* [Exercise task]
Nothing after the line with "var yTicks = [0, 25, 50, 75, 100, 125, 150];" belongs in the copy; extract the lines below from the top through that line, pictures left out.

* START Recorded information *

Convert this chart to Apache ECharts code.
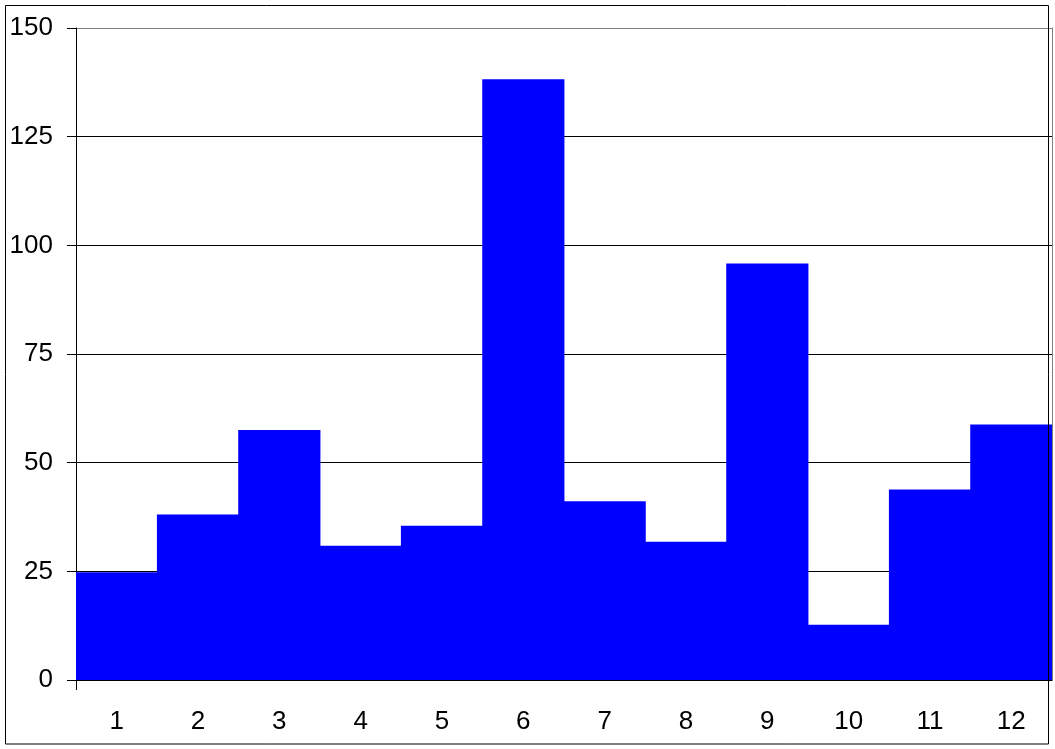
<!DOCTYPE html>
<html><head><meta charset="utf-8">
<script src="https://cdn.jsdelivr.net/npm/echarts@6/dist/echarts.min.js"></script>
<style>html,body{margin:0;padding:0;background:#fff}#c{width:1055px;height:749px}</style>
</head><body><div id="c"></div>
<script>
var categories = ['1','2','3','4','5','6','7','8','9','10','11','12'];
var values = [24.8, 38.1, 57.5, 30.9, 35.5, 138.2, 41.1, 31.8, 95.8, 12.7, 43.8, 58.8];
var yTicks = [0, 25, 50, 75, 100, 125, 150];

var chart = echarts.init(document.getElementById('c'), null, {renderer: 'canvas'});
var font = 'Liberation Sans, Arial, sans-serif';
chart.setOption({
  animation: false,
  backgroundColor: '#fff',
  graphic: [{
    type: 'rect', shape: {x: 5.5, y: 5.5, width: 1043, height: 738.5},
    style: {fill: null, stroke: '#000', lineWidth: 1}, z: 100, silent: true
  }, {
    type: 'line', shape: {x1: 76.5, y1: 680, x2: 76.5, y2: 690},
    style: {stroke: '#000', lineWidth: 1}, z: 100, silent: true
  }],
  grid: {left: 76, right: 3, top: 28, bottom: 69, containLabel: false},
  xAxis: {
    type: 'category', data: categories, boundaryGap: true,
    axisLine: {show: true, lineStyle: {color: '#000', width: 1}},
    axisTick: {show: false},
    axisLabel: {color: '#000', fontSize: 26, fontFamily: font, margin: 29},
    splitLine: {show: false}
  },
  yAxis: [{
    type: 'value', min: yTicks[0], max: yTicks[yTicks.length - 1], interval: 25,
    axisLine: {show: true, lineStyle: {color: '#000', width: 1}},
    axisTick: {show: true, length: 9, lineStyle: {color: '#000'}},
    axisLabel: {color: '#000', fontSize: 26, fontFamily: font, margin: 23},
    splitLine: {show: true, lineStyle: {color: ['#000','#000','#000','#000','#000','#000','#808080'], width: 1}}
  }, {
    type: 'value', position: 'right', min: 0, max: 150, interval: 25,
    axisLine: {show: true, lineStyle: {color: '#808080', width: 1}},
    axisTick: {show: false}, axisLabel: {show: false}, splitLine: {show: false}
  }],
  series: [{
    type: 'bar', data: values, barWidth: 82.2,
    itemStyle: {color: '#0000FF'}
  }]
});
</script>
</body></html>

* END Recorded information *

* [Final answer]
Convert this chart to Apache ECharts code.
<!DOCTYPE html>
<html><head><meta charset="utf-8">
<script src="https://cdn.jsdelivr.net/npm/echarts@6/dist/echarts.min.js"></script>
<style>html,body{margin:0;padding:0;background:#fff}#c{width:1055px;height:749px}</style>
</head><body><div id="c"></div>
<script>
var categories = ['1','2','3','4','5','6','7','8','9','10','11','12'];
var values = [24.8, 38.1, 57.5, 30.9, 35.5, 138.2, 41.1, 31.8, 95.8, 12.7, 43.8, 58.8];
var yTicks = [0, 25, 50, 75, 100, 125, 150];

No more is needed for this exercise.